Although the Helsinki Accords provided for no real means of enforcement, they proved to be an important symbolic step. By showing little interest in complying with the human rights aspects of the accords, the Soviets and other Communist bloc countries undermined their own credibility in the international community. The accords also formed an important foundation for the democratic movement that ultimately swept across Eastern Europe in the late 1980s. In the 1990s, following the collapse of communism, European nations worked to reaffirm their commitment to the principles set forth in the Helsinki Accords.

NATO. Although the North Atlantic Treaty Organization (NATO) remained the cornerstone of Western European security as the 1900s drew to a close, its policies and future role increasingly came into question. Friction between Greece and Turkey, both members of NATO, led to Greece’s withdrawal from the alliance in 1974. Greece eventually rejoined, but its relations with other NATO countries remained strained. The deployment of American nuclear weapons in Europe during the Cold War proved especially controversial. Some member countries refused to allow American nuclear weapons on their soil; others expressed serious reservations. At the same time, the United States demanded that other members agree to take on a larger share of the burden of defending Europe.
NATO’s future grew increasingly uncertain following the collapse of the Soviet Union in the early 1990s. With the military threat from the Eastern bloc diminished, NATO seemed to many people to have outlived its usefulness. Others pointed out that threats to European security still existed, and that NATO provided a framework to deal with problems like containing the civil war in the countries of what had been Yugoslavia, or a possible revival of Russian military power. Many countries of Eastern Europe sought to join NATO. Critics argued that any expansion of NATO eastward would require a burdensome commitment from current members and might provoke Russian hostility. In 1997, despite Russian objections, NATO leaders agreed to invite Poland, Hungary, and the Czech Republic to join the alliance.

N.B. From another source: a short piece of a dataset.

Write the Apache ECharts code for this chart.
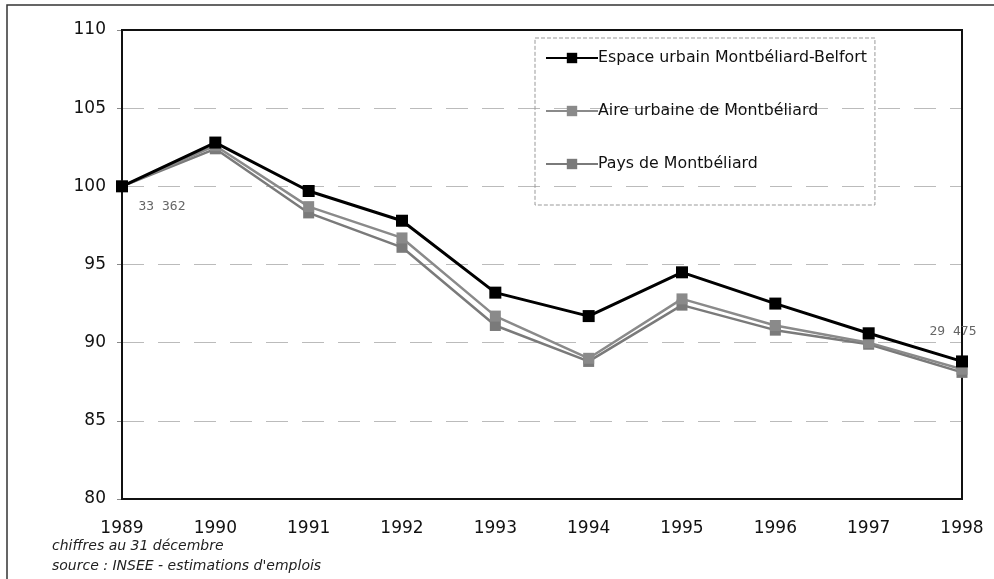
<!DOCTYPE html>
<html>
<head>
    <meta charset="utf-8">
    <title>Emploi - Montbéliard</title>
    <script src="https://cdn.jsdelivr.net/npm/echarts@6/dist/echarts.min.js"></script>
    <style>
        html, body { margin: 0; padding: 0; background: #fff; }
        #chart1 { width: 994px; height: 579px; }
    </style>
</head>
<body>
<div id="chart1"></div>
<script type="text/javascript">
    // données (indice base 100 en 1989)
    var years = ['1989', '1990', '1991', '1992', '1993', '1994', '1995', '1996', '1997', '1998'];
    var espaceUrbain = [100, 102.8, 99.7, 97.8, 93.2, 91.7, 94.5, 92.5, 90.6, 88.8];
    var aireUrbaine = [100, 102.6, 98.7, 96.7, 91.7, 89.0, 92.8, 91.1, 90.0, 88.3];
    var paysMontbeliard = [100, 102.4, 98.3, 96.1, 91.1, 88.8, 92.4, 90.8, 89.9, 88.1];
    var yTicks = { min: 80, max: 110, interval: 5 };
    var labelDebut = '33 362';
    var labelFin = '29 475';

    var myChart = echarts.init(document.getElementById('chart1'));

    var font = 'DejaVu Sans';

    // étiquettes des effectifs sur la première série
    var espaceData = espaceUrbain.map(function (v, i) {
        if (i === 0) {
            return { value: v, label: { show: true, formatter: labelDebut, position: 'bottom', offset: [40, 3] } };
        }
        if (i === espaceUrbain.length - 1) {
            return { value: v, label: { show: true, formatter: labelFin, position: 'top', offset: [-9, -12] } };
        }
        return v;
    });

    var option = {
        backgroundColor: '#fff',
        animation: false,
        grid: { left: 122, right: 32, top: 30, bottom: 80 },
        legend: {
            orient: 'vertical',
            left: 535,
            top: 38,
            padding: [12, 8, 33, 10],
            itemGap: 37,
            itemWidth: 52,
            itemHeight: 13,
            borderColor: '#999',
            borderWidth: 1,
            borderType: 'dashed',
            textStyle: { fontFamily: font, fontSize: 15.8, color: '#111', padding: [0, 0, 0, -5] },
            data: ['Espace urbain Montbéliard-Belfort', 'Aire urbaine de Montbéliard', 'Pays de Montbéliard']
        },
        xAxis: {
            type: 'category',
            data: years,
            boundaryGap: false,
            axisLine: { lineStyle: { color: '#111', width: 2 } },
            axisTick: { show: false },
            axisLabel: { color: '#111', fontFamily: font, fontSize: 17, margin: 21 },
            splitLine: { show: false }
        },
        yAxis: {
            type: 'value',
            min: yTicks.min,
            max: yTicks.max,
            interval: yTicks.interval,
            axisLine: { show: true, lineStyle: { color: '#111', width: 2 } },
            axisTick: { show: true, length: 5, lineStyle: { color: '#888', width: 1 } },
            axisLabel: { color: '#111', fontFamily: font, fontSize: 17, margin: 16 },
            splitLine: { show: true, lineStyle: { color: '#bbb', width: 1, type: [22, 14] } }
        },
        graphic: [
            {
                type: 'polyline',
                shape: { points: [[7, 579], [7, 5], [994, 5]] },
                style: { stroke: '#333', lineWidth: 1.5, fill: null }
            },
            {
                type: 'rect',
                shape: { x: 122, y: 30, width: 840, height: 469 },
                style: { stroke: '#111', lineWidth: 2, fill: null },
                z: 1
            },
            {
                type: 'text',
                left: 52,
                top: 536,
                style: {
                    text: 'chiffres au 31 décembre\nsource : INSEE - estimations d\'emplois',
                    font: 'italic 14px "DejaVu Sans"',
                    lineHeight: 20,
                    fill: '#222'
                }
            }
        ],
        series: [
            {
                name: 'Espace urbain Montbéliard-Belfort',
                type: 'line',
                data: espaceData,
                symbol: 'rect',
                symbolSize: 12,
                z: 5,
                lineStyle: { color: '#000', width: 3 },
                itemStyle: { color: '#000' },
                label: { color: '#666', fontFamily: 'DejaVu Sans Mono', fontSize: 13 }
            },
            {
                name: 'Aire urbaine de Montbéliard',
                type: 'line',
                data: aireUrbaine,
                symbol: 'rect',
                symbolSize: 11,
                z: 4,
                lineStyle: { color: '#8a8a8a', width: 2.5 },
                itemStyle: { color: '#8a8a8a' }
            },
            {
                name: 'Pays de Montbéliard',
                type: 'line',
                data: paysMontbeliard,
                symbol: 'rect',
                symbolSize: 11,
                z: 3,
                lineStyle: { color: '#7a7a7a', width: 2.5 },
                itemStyle: { color: '#7a7a7a' }
            }
        ]
    };

    myChart.setOption(option);
</script>
</body>
</html>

From EEC to EU. The late 1990s saw the evolution of the European Economic Community (EEC) into the even more closely knit European Union (EU). A general expansion of the EEC preceded this transformation.

During the 1970s and 1980s, the EEC grew from 6 members to 12. After lengthy negotiations, Britain finally joined in 1973. Ireland and Denmark also joined in that year. In 1981 Greece became a full member, followed by Spain and Portugal in 1986. In the early 1990s, Austria, Finland, and Sweden joined.

As the EEC grew, it made headway toward setting common practices for its members in taxation, credit, and labor and monetary policies. In 1993 the EEC countries implemented the Maastricht Treaty, creating the European Union (EU). Under the terms of the treaty, they dropped trade barriers among themselves, agreed to pursue closer cooperation in defense and foreign relations, and accepted the idea of a common currency.

The implementation of the Maastricht Treaty had not come easily, however, and many problems remained unresolved in the mid-1990s. Several members of the EEC worried that the EU would undermine their sovereignty. British leaders in particular voiced misgivings. In Denmark, voters barely chose to ratify the Maastricht Treaty, but in Norway they rejected membership in the EU. As the century drew to a close, the future of the EU remained unclear. Aligning the economies of Western Europe was proving especially difficult, and the EU remained divided over whether or not to admit Turkey and various Eastern European countries. The nations of Western Europe had nonetheless achieved a real degree of unity in a century marked by two world wars.